在PHP中查找最相似的字符串?

I have an array of 17,000 strings. Many of the strings have similar matches, for example:

User Report XYZ123
Bob Smith
User Report YEI723
User Report
User Report
Number of Hits 27
Frank's Weekly Transaction Report
Transaction Report 123

What is the best way to find the top "similar strings"? For instance, using the example above, I would want to see "User Report" and "Transaction Report" as two of the top "similar strings".

Without giving you all the source code to do this, you could go through the array and remove components you consider useless, like any letters with numbers, and so on.

Then you can use array_count_values() and sort that array to see the top ones involved.

If you are able to get all the strings as an array and loop them in a foreach() like this:

$string_array = array('string', 'string1', 'string2', 'does-not-match');
$needle = 'string';

$results = array();
foreach($string_array as $key => $val):
    if (fnmatch($needle, $val):
        $results[] = $val;
    endif;
endforeach;

in the end you should end having the entries that match $needle. As alternative to fnmatch() you could use preg_match() and as pattern /string/i

$string_array = array('string', 'string1', 'string2', 'does-not-match');
$needle = '/string/i';

$results = array();
foreach($string_array as $key => $val):
    if (!empty(preg_match($needle, $val)):
        $results[] = $val;
    endif;
endforeach;

Note there could be issues when using empty() and pass the result of preg_match().:

Prior to PHP 5.5, empty() only supports variables; anything else will result in a parse error. In other words, the following will not work: empty(trim($name)). Instead, use trim($name) == false.

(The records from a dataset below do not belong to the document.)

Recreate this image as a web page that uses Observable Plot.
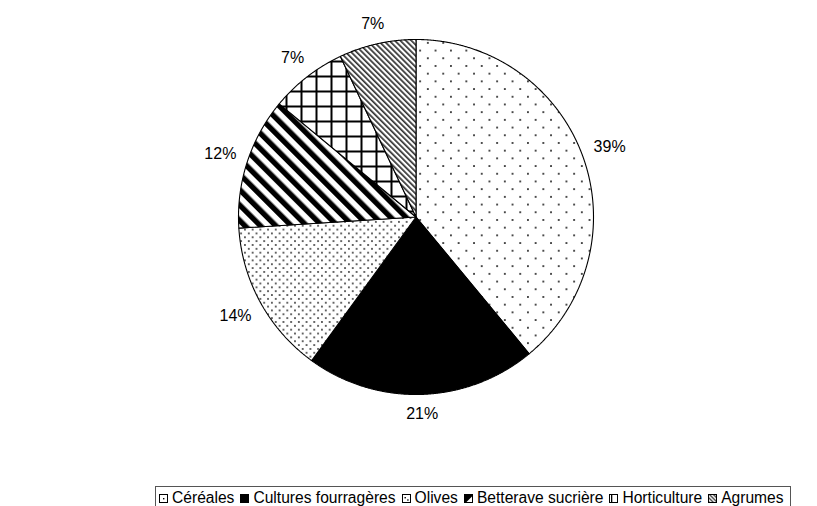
<!DOCTYPE html>
<html>
<head>
<meta charset="utf-8">
<script src="https://cdn.jsdelivr.net/npm/d3@7"></script>
<script src="https://cdn.jsdelivr.net/npm/@observablehq/plot@0.6"></script>
<style>
  html, body { margin: 0; padding: 0; background: #fff; }
  body { font-family: "Liberation Sans", Arial, sans-serif; width: 817px; height: 506px; overflow: hidden; position: relative; }
  #legend {
    position: absolute; left: 155px; top: 486px; width: 636px; height: 26px;
    border: 1px solid #555; box-sizing: border-box;
    display: flex; align-items: center; padding-left: 3px; padding-bottom: 2px;
    font-size: 15.6px; color: #000; white-space: nowrap;
  }
  .item { display: flex; align-items: center; margin-right: 6px; }
  .item svg { margin-right: 4px; flex: none; }
</style>
</head>
<body>
<svg width="0" height="0" style="position:absolute">
  <defs>
    <pattern id="p-cereales" patternUnits="userSpaceOnUse" width="15.4" height="15.4">
      <rect width="15.4" height="15.4" fill="#fff"/>
      <circle cx="3.85" cy="3.85" r="1" fill="#111"/>
      <circle cx="11.55" cy="11.55" r="1" fill="#111"/>
    </pattern>
    <pattern id="p-olives" patternUnits="userSpaceOnUse" width="7.7" height="7.7">
      <rect width="7.7" height="7.7" fill="#fff"/>
      <circle cx="1.9" cy="1.9" r="0.9" fill="#222"/>
      <circle cx="5.75" cy="5.75" r="0.9" fill="#222"/>
    </pattern>
    <pattern id="p-betterave" patternUnits="userSpaceOnUse" width="10.9" height="10.9" patternTransform="rotate(-45)">
      <rect width="10.9" height="10.9" fill="#fff"/>
      <rect x="0" y="0" width="5.4" height="10.9" fill="#000"/>
    </pattern>
    <pattern id="p-horti" patternUnits="userSpaceOnUse" width="15" height="15">
      <rect width="15" height="15" fill="#fff"/>
      <rect x="0" y="0" width="2" height="15" fill="#000"/>
      <rect x="0" y="0" width="15" height="2" fill="#000"/>
    </pattern>
    <pattern id="p-agrumes" patternUnits="userSpaceOnUse" width="3.9" height="3.9" patternTransform="rotate(-45)">
      <rect width="3.9" height="3.9" fill="#fff"/>
      <rect x="0" y="0" width="1.7" height="3.9" fill="#333"/>
    </pattern>
    <pattern id="m-agrumes" patternUnits="userSpaceOnUse" width="2.8" height="2.8" patternTransform="rotate(-45)">
      <rect width="2.8" height="2.8" fill="#fff"/>
      <rect x="0" y="0" width="1.3" height="2.8" fill="#333"/>
    </pattern>
  </defs>
</svg>
<div id="chart"></div>
<div id="legend"></div>
<script>
// ---- data ----
const categories = ["Céréales", "Cultures fourragères", "Olives", "Betterave sucrière", "Horticulture", "Agrumes"];
const shares = [39, 21, 14, 12, 7, 7];
const labels = ["39%", "21%", "14%", "12%", "7%", "7%"];

// ---- styles ----
const fills = ["url(#p-cereales)", "#000", "url(#p-olives)", "url(#p-betterave)", "url(#p-horti)", "url(#p-agrumes)"];

// ---- layout ----
const W = 817, H = 480, CX = 415.5, CY = 216.5, R = 177.5, FS = 16;

const arcs = d3.pie().sort(null).value(d => d)(shares);

const slices = arcs.map((a, i) => {
  const n = Math.max(2, Math.ceil((a.endAngle - a.startAngle) / 0.004));
  const pts = [{x: 0, y: 0}];
  for (let k = 0; k <= n; k++) {
    const t = a.startAngle + (a.endAngle - a.startAngle) * k / n;
    pts.push({x: Math.sin(t), y: Math.cos(t)});
  }
  pts.push({x: 0, y: 0});
  return pts;
});

const labelData = arcs.map((a, i) => {
  const m = (a.startAngle + a.endAngle) / 2;
  const s = Math.sin(m), c = Math.cos(m);
  const txt = labels[i];
  const w = ((txt.length - 1) * 0.556 + 0.889) * FS;
  const h = FS;
  const off = 10.5 + Math.abs(s) * w / 2 + Math.abs(c) * h / 2;
  const r = 1 + off / R;
  return {x: s * r, y: c * r, text: txt};
});

const plot = Plot.plot({
  width: W,
  height: H,
  margin: 0,
  style: {background: "#fff", fontFamily: "'Liberation Sans', Arial, sans-serif"},
  x: {domain: [-CX / R, (W - CX) / R], axis: null},
  y: {domain: [-(H - CY) / R, CY / R], axis: null},
  marks: [
    ...slices.map((pts, i) => Plot.line(pts, {
      x: "x", y: "y", fill: fills[i], stroke: "#000", strokeWidth: 1.1, strokeLinejoin: "miter"
    })),
    Plot.text(labelData, {
      x: "x", y: "y", text: "text", fontSize: FS, fill: "#000",
      textAnchor: "middle", lineAnchor: "middle"
    })
  ]
});
document.getElementById("chart").appendChild(plot);

// ---- legend ----
const markers = [
  `<rect x="0.5" y="0.5" width="8" height="8" fill="#fff" stroke="#000"/><rect x="4" y="4" width="1.4" height="1.4" fill="#000"/>`,
  `<rect x="0" y="0" width="9" height="9" fill="#000"/>`,
  `<rect x="0.5" y="0.5" width="8" height="8" fill="#fff" stroke="#000"/><rect x="2.5" y="3" width="1.4" height="1.4" fill="#000"/><rect x="5.2" y="5.3" width="1.4" height="1.4" fill="#000"/>`,
  `<rect x="0.5" y="0.5" width="8" height="8" fill="#fff" stroke="#000"/><polygon points="0,0 9,0 9,1.5 1.5,9 0,9" fill="#000"/>`,
  `<rect x="0.5" y="0.5" width="8" height="8" fill="#fff" stroke="#000"/><rect x="2" y="1" width="1.3" height="7" fill="#000"/>`,
  `<rect x="0.5" y="0.5" width="8" height="8" fill="url(#m-agrumes)" stroke="#000"/>`
];
const legend = d3.select("#legend");
categories.forEach((c, i) => {
  const it = legend.append("div").attr("class", "item");
  it.append("svg").attr("width", 9).attr("height", 9).html(markers[i]);
  it.append("span").text(c);
});
</script>
</body>
</html>
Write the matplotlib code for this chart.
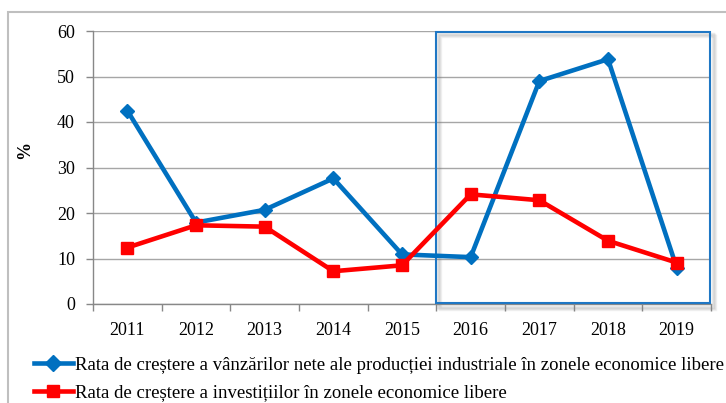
import matplotlib
matplotlib.use("Agg")
import matplotlib.pyplot as plt
from matplotlib.patches import Rectangle
import numpy as np

years = ["2011", "2012", "2013", "2014", "2015", "2016", "2017", "2018", "2019"]
sales_growth = [42.5, 17.9, 20.7, 27.6, 10.9, 10.3, 49.0, 53.8, 8.0]
invest_growth = [12.4, 17.3, 17.0, 7.2, 8.5, 24.1, 22.8, 13.9, 9.1]
label_sales = "Rata de creștere a vânzărilor nete ale producției industriale în zonele economice libere"
label_invest = "Rata de creștere a investițiilor în zonele economice libere"
yticks = [0, 10, 20, 30, 40, 50, 60]

plt.rcParams['font.family'] = ['Liberation Serif', 'DejaVu Serif']

W, H = 726, 403
fig = plt.figure(figsize=(W / 100, H / 100), dpi=100)
fig.patch.set_facecolor("white")

# outer chart frame
fig.patches.append(Rectangle((8 / W, -0.1), 1.2, (H - 12) / H + 0.1,
                             transform=fig.transFigure, fill=False,
                             edgecolor="#BFBFBF", linewidth=1.5))

left, right, top, bottom = 93, 711, 31, 304
ax = fig.add_axes([left / W, 1 - bottom / H, (right - left) / W, (bottom - top) / H])

x = np.arange(len(years))

# highlight box with soft shadow
for dx, alpha in [(0.10, 0.10), (0.07, 0.12), (0.04, 0.15)]:
    ax.add_patch(Rectangle((4.5 + dx * 0.6, -0.3 - dx * 8), 4.0, 60.0,
                           fill=False, edgecolor="#808080", linewidth=2.5,
                           alpha=alpha, zorder=1.5, clip_on=False))
ax.add_patch(Rectangle((4.5, 0.2), 3.98, 59.6, fill=False, edgecolor="#1F77C4",
                       linewidth=1.5, zorder=4, clip_on=False))

ax.plot(x, sales_growth, color="#0070C0", linewidth=3.3, marker="D",
        markersize=7, label=label_sales, zorder=5)
ax.plot(x, invest_growth, color="#FF0000", linewidth=3.3, marker="s",
        markersize=8, label=label_invest, zorder=6)

ax.set_xlim(-0.5, 8.5)
ax.set_ylim(0, 60)
ax.set_yticks(yticks)
ax.set_xticks(x)
ax.set_xticklabels(years)
ax.set_xticks(np.arange(-0.5, 9.0, 1.0), minor=True)
ax.tick_params(axis="x", which="major", length=0, pad=13, labelsize=13)
ax.tick_params(axis="x", which="minor", length=5, color="#888888", width=1)
ax.tick_params(axis="y", length=5, color="#888888", width=1, pad=8, labelsize=13)

ax.grid(axis="y", color="#A6A6A6", linewidth=1)
ax.set_axisbelow(True)
for s in ["top", "right"]:
    ax.spines[s].set_visible(False)
for s in ["left", "bottom"]:
    ax.spines[s].set_color("#888888")
    ax.spines[s].set_linewidth(1)

fig.text(25 / W, 1 - 150 / H, "%", rotation=90, ha="center", va="center",
         fontsize=13, fontweight="bold")

leg = fig.legend(loc="upper left", bbox_to_anchor=(26 / W, 1 - 349 / H),
                 frameon=False, fontsize=13.5, handlelength=2.1,
                 handletextpad=0.1, labelspacing=0.55, borderaxespad=0,
                 markerscale=1.1)

fig.savefig("out.png", dpi=100)
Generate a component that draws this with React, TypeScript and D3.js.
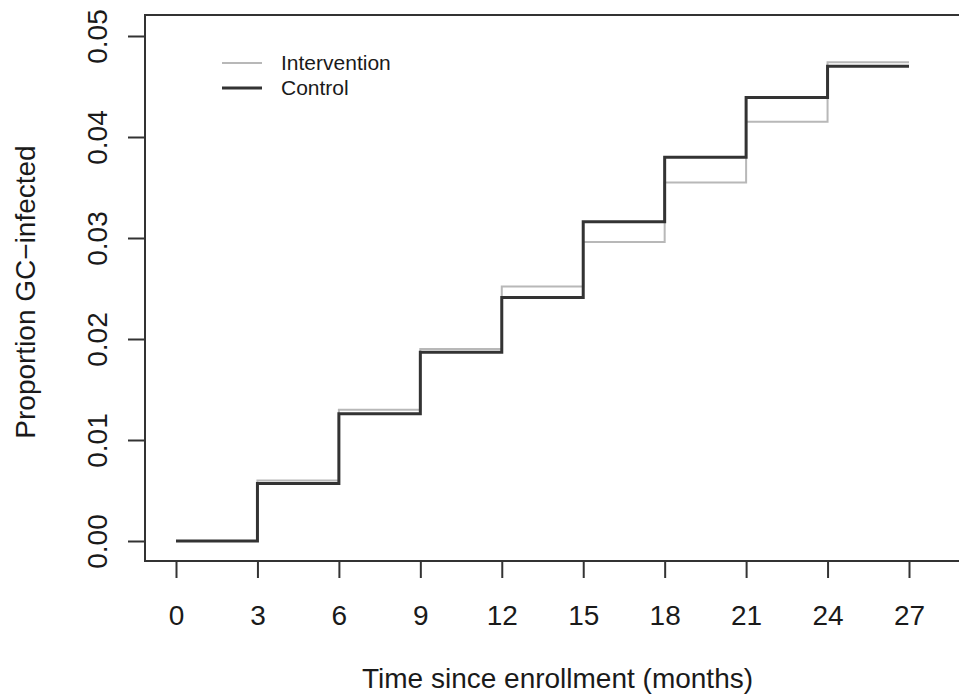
import React, { useEffect, useRef } from 'react';
import * as d3 from 'd3';

const months = [0, 3, 6, 9, 12, 15, 18, 21, 24, 27];
const intervention = [0, 0.006, 0.013, 0.019, 0.0252, 0.0296, 0.0355, 0.0415, 0.0474, 0.0474];
const control = [0, 0.0057, 0.0126, 0.0187, 0.0241, 0.0316, 0.038, 0.0439, 0.047, 0.047];
const yTicks = [0, 0.01, 0.02, 0.03, 0.04, 0.05];
const seriesNames = ['Intervention', 'Control'];

const App = () => {
  const chartRef = useRef<SVGSVGElement>(null);

  useEffect(() => {
    const svg = d3.select(chartRef.current);
    svg.selectAll('*').remove();

    const font = 'Liberation Sans, Arial, Helvetica, sans-serif';
    const box = { left: 145, top: 15, right: 970, bottom: 561 };

    const x = d3.scaleLinear().domain([0, 27]).range([176, 909]);
    const y = d3.scaleLinear().domain([0, 0.05]).range([541, 36]);

    // plot frame (right side runs off the image)
    svg.append('rect')
      .attr('x', box.left).attr('y', box.top)
      .attr('width', box.right - box.left).attr('height', box.bottom - box.top)
      .attr('fill', 'none').attr('stroke', '#333').attr('stroke-width', 2);

    // x axis
    const xg = svg.append('g').attr('transform', `translate(0,${box.bottom})`);
    xg.call(d3.axisBottom(x).tickValues(months).tickSize(17).tickPadding(27).tickSizeOuter(0));
    xg.select('.domain').remove();
    xg.selectAll('line').attr('stroke', '#333').attr('stroke-width', 2);
    xg.selectAll('text').attr('font-family', font).attr('font-size', 28).attr('fill', '#1a1a1a');

    // y axis
    const yg = svg.append('g').attr('transform', `translate(${box.left},0)`);
    yg.call(d3.axisLeft(y).tickValues(yTicks).tickSize(17).tickFormat(d3.format('.2f')));
    yg.select('.domain').remove();
    yg.selectAll('line').attr('stroke', '#333').attr('stroke-width', 2);
    yg.selectAll('text')
      .attr('font-family', font).attr('font-size', 28).attr('fill', '#1a1a1a')
      .attr('x', null).attr('dy', null)
      .attr('text-anchor', 'middle')
      .attr('transform', 'translate(-38,0) rotate(-90)');

    // axis titles
    svg.append('text')
      .attr('x', (box.left + box.right) / 2).attr('y', 688)
      .attr('text-anchor', 'middle')
      .attr('font-family', font).attr('font-size', 28).attr('fill', '#1a1a1a')
      .text('Time since enrollment (months)');

    svg.append('text')
      .attr('transform', `translate(35,292) rotate(-90)`)
      .attr('text-anchor', 'middle')
      .attr('font-family', font).attr('font-size', 28).attr('fill', '#1a1a1a')
      .text('Proportion GC\u2212infected');

    const line = d3.line<number>()
      .x((d, i) => x(months[i]))
      .y(d => y(d))
      .curve(d3.curveStepAfter);

    svg.append('path')
      .datum(intervention)
      .attr('fill', 'none').attr('stroke', '#b8b8b8').attr('stroke-width', 2)
      .attr('d', line);

    svg.append('path')
      .datum(control)
      .attr('fill', 'none').attr('stroke', '#333').attr('stroke-width', 3)
      .attr('d', line);

    // legend
    const colors = ['#b8b8b8', '#333'];
    const widths = [2, 3];
    const lg = svg.append('g');
    seriesNames.forEach((name, i) => {
      const ly = 63 + i * 25;
      lg.append('line')
        .attr('x1', 222).attr('x2', 262).attr('y1', ly).attr('y2', ly)
        .attr('stroke', colors[i]).attr('stroke-width', widths[i]);
      lg.append('text')
        .attr('x', 281).attr('y', ly).attr('dy', '0.35em')
        .attr('font-family', font).attr('font-size', 21).attr('fill', '#1a1a1a')
        .text(name);
    });
  }, []);

  return (
    <div style={{ position: 'absolute', left: 0, top: 0 }}>
      <svg ref={chartRef} width="959" height="699" style={{ display: 'block', background: '#fff' }}></svg>
    </div>
  );
};

export default App;
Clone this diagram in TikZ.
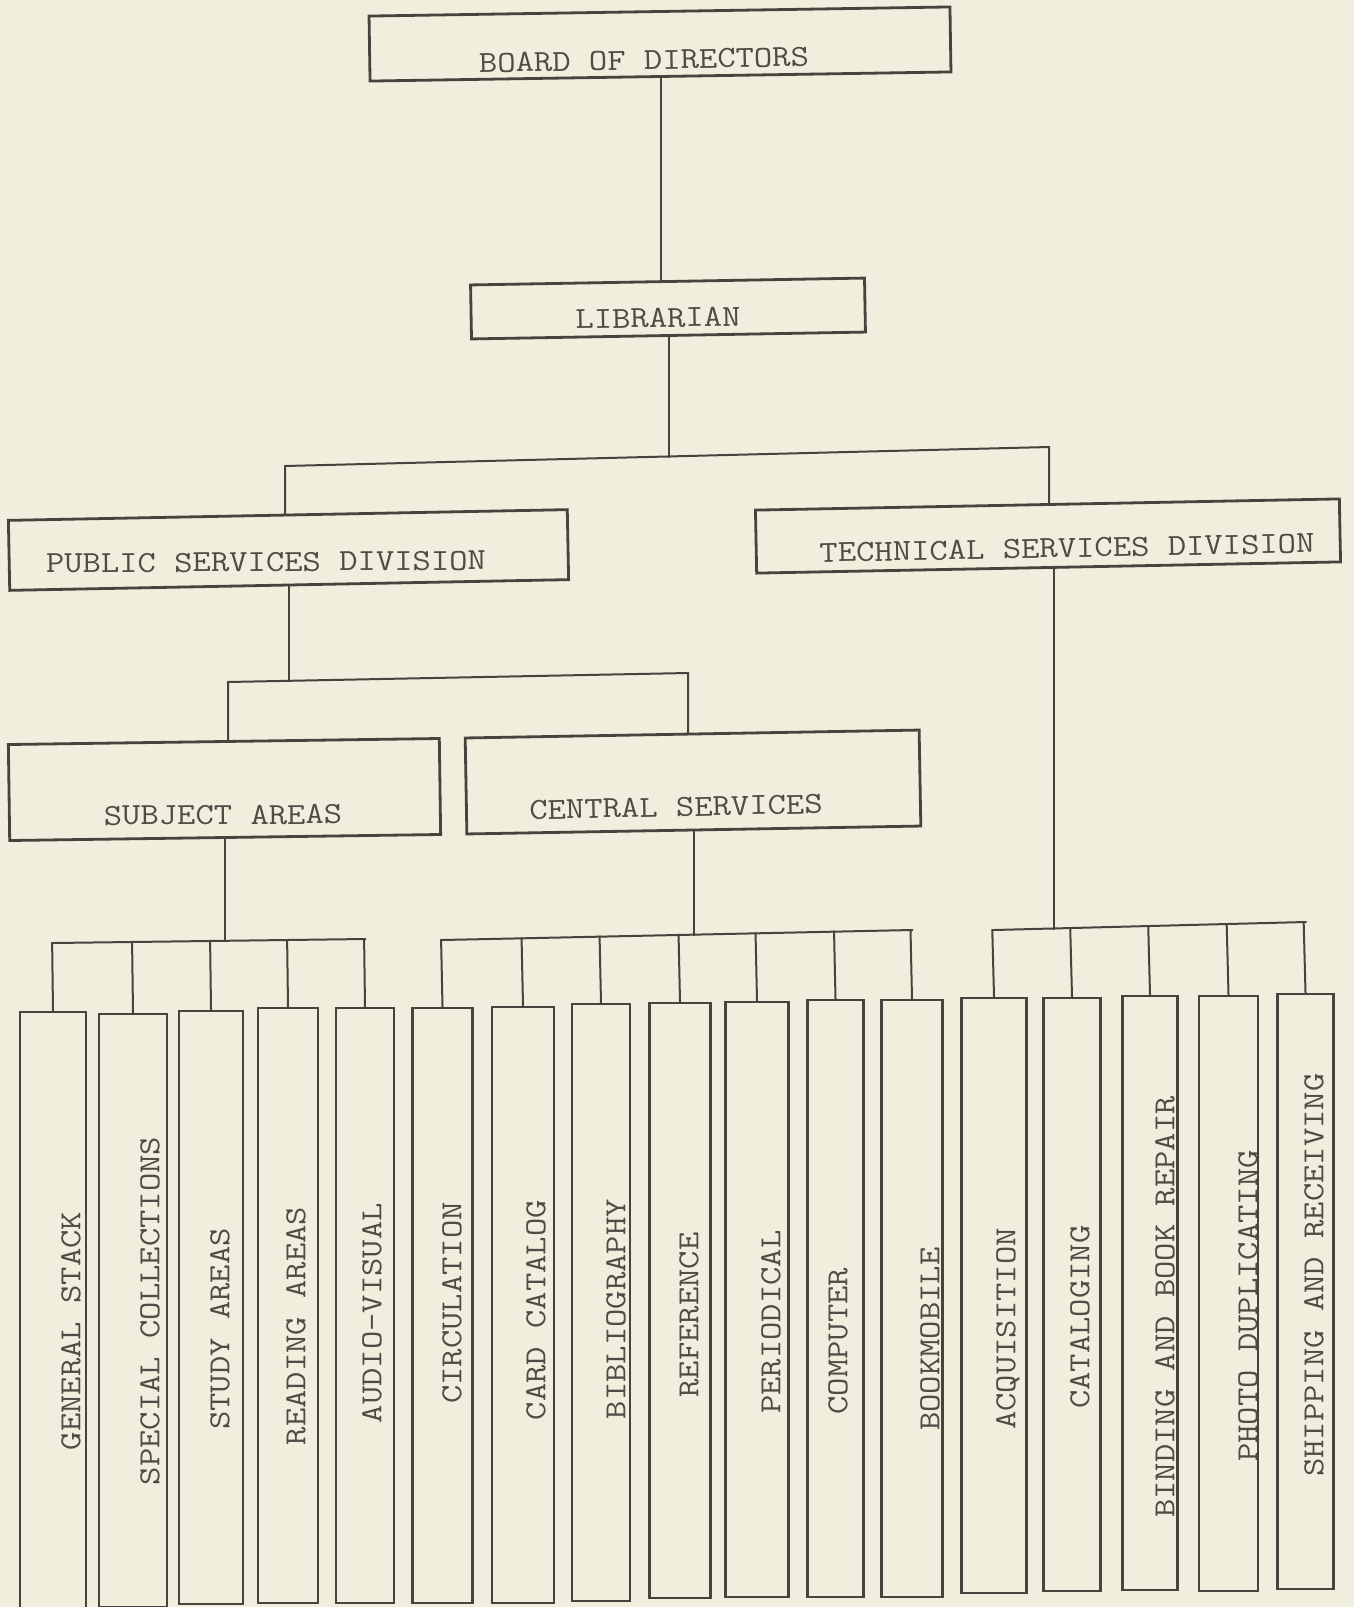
\documentclass[tikz,border=0pt]{standalone}
\usepackage{graphicx}
\usetikzlibrary{calc}
\definecolor{paper}{HTML}{F0EEDD}
\definecolor{ink}{HTML}{46443C}
\definecolor{txt}{HTML}{4E4C44}
\newcommand\sqz[1]{\scalebox{1}[0.86]{#1}}
\begin{document}
\begin{tikzpicture}[x=1pt,y=-1pt,
  box/.style={draw=ink,line width=2.8pt,inner sep=0pt,rectangle},
  lbl/.style={text=txt,inner sep=0pt,font=\ttfamily\fontsize{35.6}{40}\selectfont},
  link/.style={draw=ink,line width=2pt,line cap=rect}]
\useasboundingbox (0,0) rectangle (1354,1607);
\fill[paper] (0,0) rectangle (1354,1607);

% upper levels
\node[box,rotate=0.9,minimum width=581pt,minimum height=65pt] (board) at (660,44) {};
\node[lbl,rotate=1.1] (boardt) at (644,60) {\sqz{BOARD OF DIRECTORS}};
\node[box,rotate=1,minimum width=394pt,minimum height=54pt] (lib) at (668,308.5) {};
\node[lbl,rotate=1] (libt) at (658,318) {\sqz{LIBRARIAN}};
\node[box,rotate=1.1,minimum width=559pt,minimum height=70pt] (pub) at (288.5,550) {};
\node[lbl,rotate=0.4] (pubt) at (266,562) {\sqz{PUBLIC SERVICES DIVISION}};
\node[box,rotate=1.1,minimum width=584pt,minimum height=63pt] (tech) at (1048,536) {};
\node[lbl,rotate=1.1] (techt) at (1067,548) {\sqz{TECHNICAL SERVICES DIVISION}};
\node[box,rotate=0.8,minimum width=431pt,minimum height=96pt] (subj) at (224.5,789.5) {};
\node[lbl,rotate=0.3] (subjt) at (223,815) {\sqz{SUBJECT AREAS}};
\node[box,rotate=1,minimum width=454pt,minimum height=96pt] (cent) at (693,782) {};
\node[lbl,rotate=1.2] (centt) at (676,807) {\sqz{CENTRAL SERVICES}};

% bottom row
\foreach \n/\cx/\w/\cy/\h/\tx/\ty/\s in {
 1/53/66/1311/598/71/1331/GENERAL STACK,
 2/133/68/1310.5/593/150/1311/SPECIAL COLLECTIONS,
 3/211/64/1307.5/593/220/1329/STUDY AREAS,
 4/288/60/1305.5/595/296/1326/READING AREAS,
 5/365/58/1305.5/595/372/1313/AUDIO-VISUAL,
 6/442.5/60/1305.5/595/452/1303/CIRCULATION,
 7/523/62/1305/596/536/1310/CARD CATALOG,
 8/601/58/1302.5/597/616/1309/BIBLIOGRAPHY,
 9/680/61/1300.5/595/689/1315/REFERENCE,
 10/757/63/1299.5/595/771/1322/PERIODICAL,
 11/835.5/56/1298.5/597/838/1341/COMPUTER,
 12/912/61/1298.5/597/930/1339/BOOKMOBILE,
 13/994/65/1295.5/595/1008/1329/ACQUISITION,
 14/1072/56.5/1294.5/593/1080/1317/CATALOGING,
 15/1150/55.5/1293/594/1165/1307/BINDING AND BOOK REPAIR,
 16/1228.5/59/1293.5/595/1248/1306/PHOTO DUPLICATING,
 17/1305.5/56/1291.5/595/1314/1275/SHIPPING AND RECEIVING}
{
  \node[box,minimum width=\w pt,minimum height=\h pt] (b\n) at (\cx,\cy) {};
  \node[lbl,rotate=90] (t\n) at (\tx,\ty) {\sqz{\s}};
}

% connectors
\draw[link] (board.south) -- (board.south |- lib.north);

\coordinate (j1) at (0,457);
\coordinate (barL) at (285,466);
\coordinate (barR) at (1049,447);
\draw[link] (lib.south) -- (lib.south |- j1);
\draw[link] (barL |- pub.north) -- (barL) -- (barR) -- (barR |- tech.north);

\coordinate (j2) at (0,681);
\coordinate (bbL) at (228,682);
\coordinate (bbR) at (688,673);
\draw[link] (pub.south) -- (pub.south |- j2);
\draw[link] (bbL |- subj.north) -- (bbL) -- (bbR) -- (bbR |- cent.north);

\coordinate (sj) at (0,941);
\coordinate (sbL) at (53,943);
\coordinate (sbR) at (365,939);
\draw[link] (subj.south) -- (subj.south |- sj);
\draw[link] (sbL) -- (sbR);
\foreach \n in {1,...,5} \draw[link] (b\n.north) -- ($(sbL)!(b\n.north)!(sbR)$);

\coordinate (cj) at (0,935);
\coordinate (cbL) at (442.5,940);
\coordinate (cbR) at (912,930);
\draw[link] (cent.south) -- (cent.south |- cj);
\draw[link] (cbL) -- (cbR);
\foreach \n in {6,...,12} \draw[link] (b\n.north) -- ($(cbL)!(b\n.north)!(cbR)$);

\coordinate (tj) at (1054,928.5);
\coordinate (tbL) at (994,930);
\coordinate (tbR) at (1305.5,922);
\draw[link] (tj |- tech.south) -- (tj);
\draw[link] (tbL) -- (tbR);
\foreach \n in {13,...,17} \draw[link] (b\n.north) -- ($(tbL)!(b\n.north)!(tbR)$);
\end{tikzpicture}
\end{document}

No errors should be issued with PHP version 5.3.x < 5.4

You could compute the Levenstein distance for each string compared with others and then sort them by that value.

$strings = array('str1', 'str2', 'car', 'dog', 'apple', 'house', 'str3');
$len = count($strings);

$distances = array_fill(0, $len, 0);

for($i=0; $i<$len-1; ++$i)
    for($j=$i+1; $j<$len; ++$j)
    {
        $dist = levenshtein($strings[$i], $strings[$j]);
        $distances[$i] += $dist;
        $distances[$j] += $dist;
    }

// Here $distances indicates how of "similar" is each string
// The lower values are more "similar"

I guess you could do a foreach through each of the strings and eliminate the ones that you don't want for that particular search. Then go through the once you have left (possibly with another foreach) and keep shrinking the number of strings that you have an interest in down until there are just a few. Then sort those by something like alphabetical order.